-- start SUPPLIED DATA --
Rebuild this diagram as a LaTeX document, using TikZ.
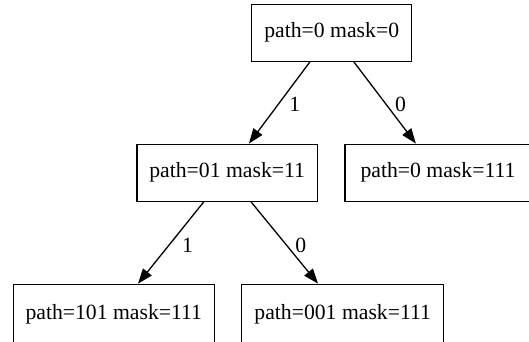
\documentclass[tikz,border=0pt]{standalone}
\usepackage{fontspec}
\setmainfont{Liberation Serif}
\usetikzlibrary{arrows.meta}
\begin{document}
\begin{tikzpicture}[x=1pt,y=1pt,
  state/.style={draw=black, line width=1.3pt, rectangle, inner sep=0pt,
    minimum height=57pt, font=\fontsize{21.7}{26}\selectfont},
  edge/.style={draw=black, line width=1.3pt,
    -{Triangle[length=15pt,width=11pt]}},
  lbl/.style={inner sep=0pt, font=\fontsize{21.7}{26}\selectfont}]
  \useasboundingbox (0,0) rectangle (529,341);
  % tree nodes (y measured upward from the bottom edge)
  \node[state, minimum width=160pt] (root) at (331.7,308.3) {path=0 mask=0};
  \node[state, minimum width=180.3pt] (n01) at (227.2,168.3) {path=01 mask=11};
  \node[state, minimum width=186pt] (n0) at (438,168.3) {path=0 mask=111};
  \node[state, minimum width=201pt, minimum height=59pt] (n101) at (113.8,27.2) {path=101 mask=111};
  \node[state, minimum width=202pt, minimum height=59pt] (n001) at (342.7,27.2) {path=001 mask=111};
  % branches
  \draw[edge] (root) -- node[lbl, pos=0.52, xshift=16.5] {1} (n01);
  \draw[edge] (root) -- node[lbl, pos=0.52, xshift=14.4] {0} (n0);
  \draw[edge] (n01) -- node[lbl, pos=0.53, xshift=18.5] {1} (n101);
  \draw[edge] (n01) -- node[lbl, pos=0.53, xshift=14.3] {0} (n001);
\end{tikzpicture}
\end{document}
-- end SUPPLIED DATA --
Leave out the pictures and restate everything else word for word.

[EXPECTED OUTPUT]
Rebuild this diagram as a LaTeX document, using TikZ.
\documentclass[tikz,border=0pt]{standalone}
\usepackage{fontspec}
\setmainfont{Liberation Serif}
\usetikzlibrary{arrows.meta}
\begin{document}
\begin{tikzpicture}[x=1pt,y=1pt,
  state/.style={draw=black, line width=1.3pt, rectangle, inner sep=0pt,
    minimum height=57pt, font=\fontsize{21.7}{26}\selectfont},
  edge/.style={draw=black, line width=1.3pt,
    -{Triangle[length=15pt,width=11pt]}},
  lbl/.style={inner sep=0pt, font=\fontsize{21.7}{26}\selectfont}]
  \useasboundingbox (0,0) rectangle (529,341);
  % tree nodes (y measured upward from the bottom edge)
  \node[state, minimum width=160pt] (root) at (331.7,308.3) {path=0 mask=0};
  \node[state, minimum width=180.3pt] (n01) at (227.2,168.3) {path=01 mask=11};
  \node[state, minimum width=186pt] (n0) at (438,168.3) {path=0 mask=111};
  \node[state, minimum width=201pt, minimum height=59pt] (n101) at (113.8,27.2) {path=101 mask=111};
  \node[state, minimum width=202pt, minimum height=59pt] (n001) at (342.7,27.2) {path=001 mask=111};
  % branches
  \draw[edge] (root) -- node[lbl, pos=0.52, xshift=16.5] {1} (n01);
  \draw[edge] (root) -- node[lbl, pos=0.52, xshift=14.4] {0} (n0);
  \draw[edge] (n01) -- node[lbl, pos=0.53, xshift=18.5] {1} (n101);
  \draw[edge] (n01) -- node[lbl, pos=0.53, xshift=14.3] {0} (n001);
\end{tikzpicture}
\end{document}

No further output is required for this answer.